By William Opalka
The Federal Energy Regulatory Commission on Thursday rejected tariff revisions submitted by New England Power, saying they would allow the company to exceed the commission’s limits on transmission returns on equity (ER15-418).
In Opinion 531, FERC last year ordered that the New England Transmission Owners’ total ROE, including base rate and incentives, could not exceed 11.74%, the top of the “zone of reasonableness.” (See FERC Splits over ROE.)
As a result, New England Power was required to revise the tariff governing the transmission facilities of its affiliates, Massachusetts Electric and Narragansett Electric, which it operates as a single integrated system.

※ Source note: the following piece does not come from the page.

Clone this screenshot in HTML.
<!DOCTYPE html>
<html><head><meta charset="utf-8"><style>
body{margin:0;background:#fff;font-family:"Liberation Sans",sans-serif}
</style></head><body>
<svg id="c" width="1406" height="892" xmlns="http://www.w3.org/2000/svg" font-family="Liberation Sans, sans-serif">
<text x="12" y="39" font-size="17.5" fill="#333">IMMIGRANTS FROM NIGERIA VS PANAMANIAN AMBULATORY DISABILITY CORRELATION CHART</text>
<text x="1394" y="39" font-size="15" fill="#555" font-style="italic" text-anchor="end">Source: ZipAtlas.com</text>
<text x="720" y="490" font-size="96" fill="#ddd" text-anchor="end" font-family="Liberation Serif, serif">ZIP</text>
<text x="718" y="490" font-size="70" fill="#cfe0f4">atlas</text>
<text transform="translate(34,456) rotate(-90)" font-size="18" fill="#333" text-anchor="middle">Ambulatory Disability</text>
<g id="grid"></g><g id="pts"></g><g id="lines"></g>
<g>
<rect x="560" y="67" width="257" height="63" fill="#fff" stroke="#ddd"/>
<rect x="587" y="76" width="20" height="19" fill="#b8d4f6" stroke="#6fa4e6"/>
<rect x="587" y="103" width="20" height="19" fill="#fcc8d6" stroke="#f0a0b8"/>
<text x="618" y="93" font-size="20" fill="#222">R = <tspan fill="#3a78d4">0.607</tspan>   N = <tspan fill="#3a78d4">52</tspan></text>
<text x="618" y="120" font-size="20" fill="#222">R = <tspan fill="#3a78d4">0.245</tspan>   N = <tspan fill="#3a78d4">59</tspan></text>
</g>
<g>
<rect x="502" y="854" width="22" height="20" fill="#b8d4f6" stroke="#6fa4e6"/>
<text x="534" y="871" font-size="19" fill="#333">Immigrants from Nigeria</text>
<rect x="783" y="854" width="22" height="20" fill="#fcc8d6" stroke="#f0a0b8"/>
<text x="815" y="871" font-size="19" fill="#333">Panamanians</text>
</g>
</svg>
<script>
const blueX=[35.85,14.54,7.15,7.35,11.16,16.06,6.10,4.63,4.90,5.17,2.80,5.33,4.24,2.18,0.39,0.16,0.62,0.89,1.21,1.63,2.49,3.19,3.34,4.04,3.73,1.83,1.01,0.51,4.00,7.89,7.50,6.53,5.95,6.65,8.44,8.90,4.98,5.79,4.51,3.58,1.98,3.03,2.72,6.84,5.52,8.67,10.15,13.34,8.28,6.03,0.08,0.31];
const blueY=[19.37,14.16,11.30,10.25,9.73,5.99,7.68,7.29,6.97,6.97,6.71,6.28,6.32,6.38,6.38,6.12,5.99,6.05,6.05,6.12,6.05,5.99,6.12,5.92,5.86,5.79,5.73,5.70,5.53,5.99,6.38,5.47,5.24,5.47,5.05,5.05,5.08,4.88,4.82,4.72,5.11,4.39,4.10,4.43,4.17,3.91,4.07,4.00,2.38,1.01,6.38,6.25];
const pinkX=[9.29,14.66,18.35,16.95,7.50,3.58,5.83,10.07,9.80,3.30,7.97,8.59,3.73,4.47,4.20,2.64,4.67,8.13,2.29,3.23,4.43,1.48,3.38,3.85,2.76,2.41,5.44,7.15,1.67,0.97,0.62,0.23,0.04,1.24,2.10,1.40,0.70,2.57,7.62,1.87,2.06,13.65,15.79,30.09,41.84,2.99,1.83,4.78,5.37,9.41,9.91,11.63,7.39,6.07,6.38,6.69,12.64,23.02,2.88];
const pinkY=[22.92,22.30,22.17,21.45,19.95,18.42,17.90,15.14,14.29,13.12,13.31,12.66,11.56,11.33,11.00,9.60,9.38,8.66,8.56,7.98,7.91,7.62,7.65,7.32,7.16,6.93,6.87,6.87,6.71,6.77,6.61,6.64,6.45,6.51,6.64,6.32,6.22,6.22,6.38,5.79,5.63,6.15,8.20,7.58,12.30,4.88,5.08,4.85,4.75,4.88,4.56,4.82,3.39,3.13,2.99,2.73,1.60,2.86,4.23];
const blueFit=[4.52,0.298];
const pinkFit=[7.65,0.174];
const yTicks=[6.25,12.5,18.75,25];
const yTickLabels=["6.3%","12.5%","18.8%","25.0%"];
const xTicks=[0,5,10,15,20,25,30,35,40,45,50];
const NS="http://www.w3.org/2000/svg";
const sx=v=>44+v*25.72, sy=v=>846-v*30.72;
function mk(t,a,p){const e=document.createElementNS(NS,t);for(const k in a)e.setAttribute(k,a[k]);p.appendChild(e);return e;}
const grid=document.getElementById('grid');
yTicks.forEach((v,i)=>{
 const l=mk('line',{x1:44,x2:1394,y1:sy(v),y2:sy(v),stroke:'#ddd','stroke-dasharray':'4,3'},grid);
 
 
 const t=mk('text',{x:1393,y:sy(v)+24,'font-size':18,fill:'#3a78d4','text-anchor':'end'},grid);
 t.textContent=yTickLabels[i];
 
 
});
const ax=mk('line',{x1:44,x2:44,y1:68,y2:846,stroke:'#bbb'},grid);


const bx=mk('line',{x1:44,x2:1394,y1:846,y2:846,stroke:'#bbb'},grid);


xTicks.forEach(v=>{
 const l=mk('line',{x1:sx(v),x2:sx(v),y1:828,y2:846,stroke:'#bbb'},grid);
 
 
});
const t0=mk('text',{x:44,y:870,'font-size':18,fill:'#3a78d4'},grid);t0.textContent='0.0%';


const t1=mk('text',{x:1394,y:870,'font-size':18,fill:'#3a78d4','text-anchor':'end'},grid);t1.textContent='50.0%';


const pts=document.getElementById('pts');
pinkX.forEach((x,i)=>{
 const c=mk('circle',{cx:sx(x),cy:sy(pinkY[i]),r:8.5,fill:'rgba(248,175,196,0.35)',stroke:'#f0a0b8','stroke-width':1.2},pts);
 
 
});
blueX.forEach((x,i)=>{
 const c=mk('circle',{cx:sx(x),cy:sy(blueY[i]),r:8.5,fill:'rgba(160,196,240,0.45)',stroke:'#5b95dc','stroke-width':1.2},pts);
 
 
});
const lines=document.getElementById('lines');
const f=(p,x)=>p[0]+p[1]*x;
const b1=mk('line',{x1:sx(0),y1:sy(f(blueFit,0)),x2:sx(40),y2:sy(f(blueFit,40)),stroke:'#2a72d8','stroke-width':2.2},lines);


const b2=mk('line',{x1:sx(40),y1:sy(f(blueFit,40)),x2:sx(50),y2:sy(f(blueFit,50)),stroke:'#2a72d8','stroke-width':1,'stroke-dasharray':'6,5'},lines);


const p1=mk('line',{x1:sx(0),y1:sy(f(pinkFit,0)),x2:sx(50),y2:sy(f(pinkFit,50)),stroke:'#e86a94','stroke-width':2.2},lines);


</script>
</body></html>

But FERC ruled that the revisions the company filed would have improperly allowed it to earn returns of more than 11.74% on some of its assets as long as the average ROE was below the cap.
The commission said the company’s language “relies on the same interpretation of the term ‘total ROE’ that the New England Transmission Owners presented on rehearing in the Opinion No. 531 proceeding. The commission rejected that interpretation in Opinion No. 531-B, and we do so here for the same reasons.”
The commission also ordered the use of data from calendar year 2013, rather than 2012, to calculate the estimated decrease in revenues resulting from New England Power’s tariff revisions. The company had calculated a $2.2 million rate decrease if 2012 was used as the test year, and nearly a $2.3 million decrease based on data for 2013.